Thetmon/c16: LoRA Adapter for Enhanced Agentic Performance
The thetmon/c16 model is a LoRA adapter (r=64, alpha=128) built upon the Qwen/Qwen3-4B-Instruct-2507 base model. It was fine-tuned using LoRA and Unsloth to significantly improve performance on complex, multi-turn agent tasks.
Key Capabilities
- Multi-turn Agent Task Performance: Specifically optimized for scenarios requiring sequential decision-making and interaction.
- ALFWorld Proficiency: Demonstrates enhanced ability in household task environments, involving planning and execution.
- DBBench Operations: Improved performance in database-related tasks, including query generation and manipulation.
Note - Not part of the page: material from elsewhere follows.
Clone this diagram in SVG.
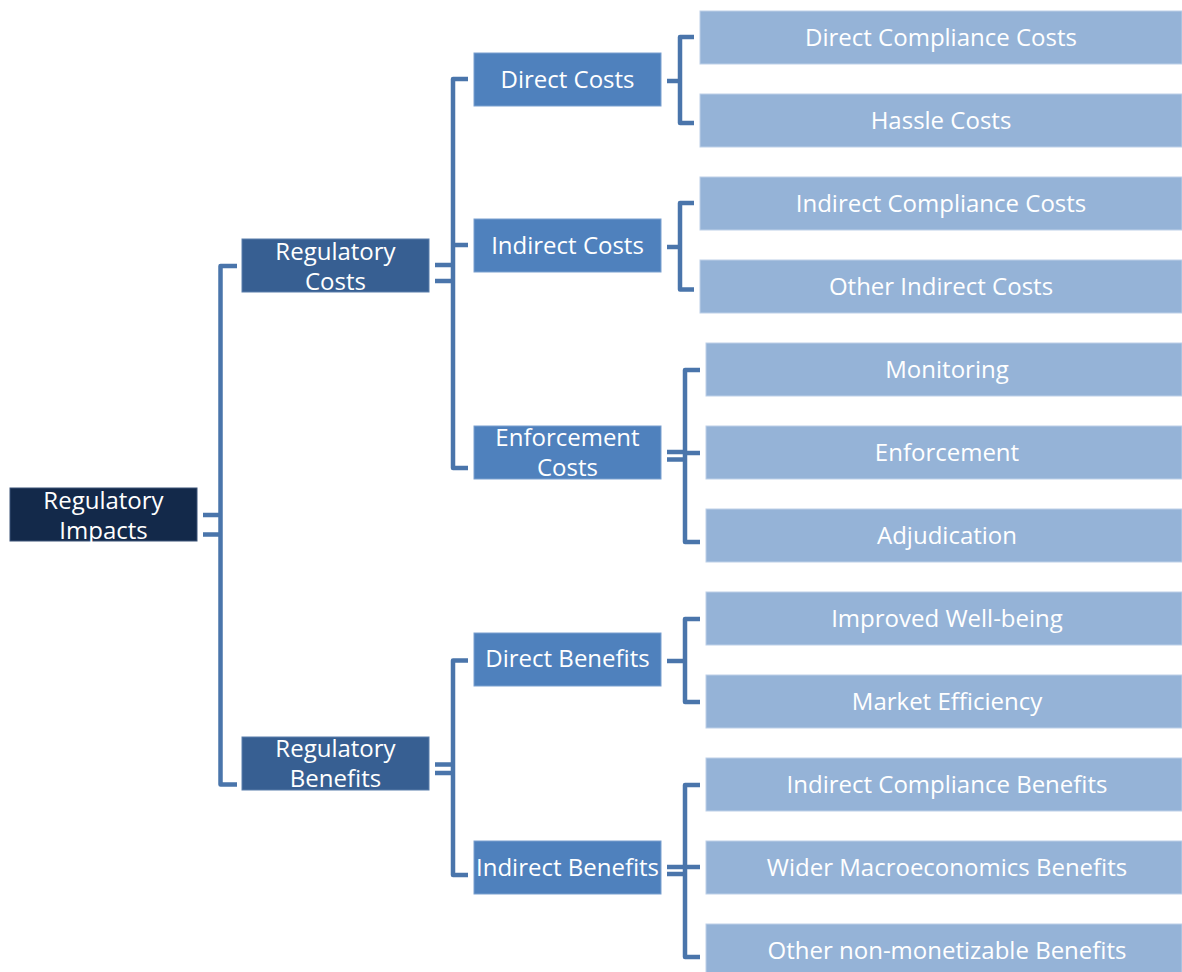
<svg xmlns="http://www.w3.org/2000/svg" width="1182" height="972" viewBox="0 0 1182 972">
<style>
.r{fill:#13294A;stroke:#3a5277;stroke-width:1}
.l1{fill:#375F92;stroke:#5a7eab;stroke-width:1}
.l2{fill:#4F81BD;stroke:#7ba0cf;stroke-width:1}
.lf{fill:#95B3D7;stroke:#bdd0e8;stroke-width:1}
text{font-family:"Open Sans","Liberation Sans",sans-serif;font-size:24px;fill:#ffffff;text-anchor:middle}
.c path{fill:none;stroke:#4A75AB;stroke-width:4.5;stroke-linejoin:round}
</style>
<rect width="1182" height="972" fill="#ffffff"/>
<g class="c" id="connectors">
<path d="M203 515H221M203 534.5H221"/>
<path d="M237 266H220.5V784.5H237"/>
<path d="M435 265H453M435 281H453"/>
<path d="M468 79H453V468H468M453 245H468"/>
<path d="M435 764.5H453M435 773H453"/>
<path d="M468 660.5H453V875H468"/>
<path d="M667 81H680"/>
<path d="M694 37H680V123H694"/>
<path d="M667 247H680"/>
<path d="M694 203H680V289.5H694"/>
<path d="M667 452H685M667 459.5H685"/>
<path d="M700 370H685V542H700M685 453H700"/>
<path d="M667 661H685"/>
<path d="M700 619H685V702H700"/>
<path d="M667 867H685M667 874H685"/>
<path d="M700 785H685V957H700M685 867H700"/>
</g>
<g id="n-root"><rect class="r" x="10" y="488" width="187" height="53"/><text x="103.5" y="509">Regulatory</text><text x="103.5" y="539">Impacts</text></g>
<g id="n-regcosts"><rect class="l1" x="242" y="239" width="187" height="53"/><text x="335.5" y="260">Regulatory</text><text x="335.5" y="290">Costs</text></g>
<g id="n-regbenefits"><rect class="l1" x="242" y="737" width="187" height="53"/><text x="335.5" y="757">Regulatory</text><text x="335.5" y="787">Benefits</text></g>
<g id="n-directcosts"><rect class="l2" x="474" y="53" width="187" height="53"/><text x="567.5" y="88">Direct Costs</text></g>
<g id="n-indirectcosts"><rect class="l2" x="474" y="219" width="187" height="53"/><text x="567.5" y="254">Indirect Costs</text></g>
<g id="n-enforcementcosts"><rect class="l2" x="474" y="426" width="187" height="53"/><text x="567.5" y="446">Enforcement</text><text x="567.5" y="476">Costs</text></g>
<g id="n-directbenefits"><rect class="l2" x="474" y="633" width="187" height="53"/><text x="567.5" y="667">Direct Benefits</text></g>
<g id="n-indirectbenefits"><rect class="l2" x="474" y="841" width="187" height="53"/><text x="567.5" y="876">Indirect Benefits</text></g>
<g id="n-dcc"><rect class="lf" x="700" y="11" width="482" height="53"/><text x="941" y="46">Direct Compliance Costs</text></g>
<g id="n-hassle"><rect class="lf" x="700" y="94" width="482" height="53"/><text x="941" y="129">Hassle Costs</text></g>
<g id="n-icc"><rect class="lf" x="700" y="177" width="482" height="53"/><text x="941" y="212">Indirect Compliance Costs</text></g>
<g id="n-oic"><rect class="lf" x="700" y="260" width="482" height="53"/><text x="941" y="295">Other Indirect Costs</text></g>
<g id="n-monitoring"><rect class="lf" x="706" y="343" width="476" height="53"/><text x="947" y="378">Monitoring</text></g>
<g id="n-enforcement"><rect class="lf" x="706" y="426" width="476" height="53"/><text x="947" y="461">Enforcement</text></g>
<g id="n-adjudication"><rect class="lf" x="706" y="509" width="476" height="53"/><text x="947" y="544">Adjudication</text></g>
<g id="n-wellbeing"><rect class="lf" x="706" y="592" width="476" height="53"/><text x="947" y="627">Improved Well-being</text></g>
<g id="n-market"><rect class="lf" x="706" y="675" width="476" height="53"/><text x="947" y="710">Market Efficiency</text></g>
<g id="n-icb"><rect class="lf" x="706" y="758" width="476" height="53"/><text x="947" y="793">Indirect Compliance Benefits</text></g>
<g id="n-wider"><rect class="lf" x="706" y="841" width="476" height="53"/><text x="947" y="876">Wider Macroeconomics Benefits</text></g>
<g id="n-othernm"><rect class="lf" x="706" y="924" width="476" height="53"/><text x="947" y="959">Other non-monetizable Benefits</text></g>
</svg>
- Error Recovery: The training objective focused on applying loss to all assistant turns, enabling the model to learn from and recover from errors within multi-turn trajectories.
- Tool Use and Action Selection: Designed to better understand environment observations and make appropriate action and tool selections.
Training Details
This adapter was trained for 3 epochs with a learning rate of 2e-04 and a maximum sequence length of 4096. The training data included u-10bei/sft_alfworld_trajectory_dataset_v5 and u-10bei/dbbench_sft_dataset_react_v4, both distributed under the MIT License.
Good For
- Developing AI agents that require robust multi-turn interaction capabilities.
- Applications involving complex task execution in simulated environments like ALFWorld.
- Database interaction and automation requiring intelligent agent behavior.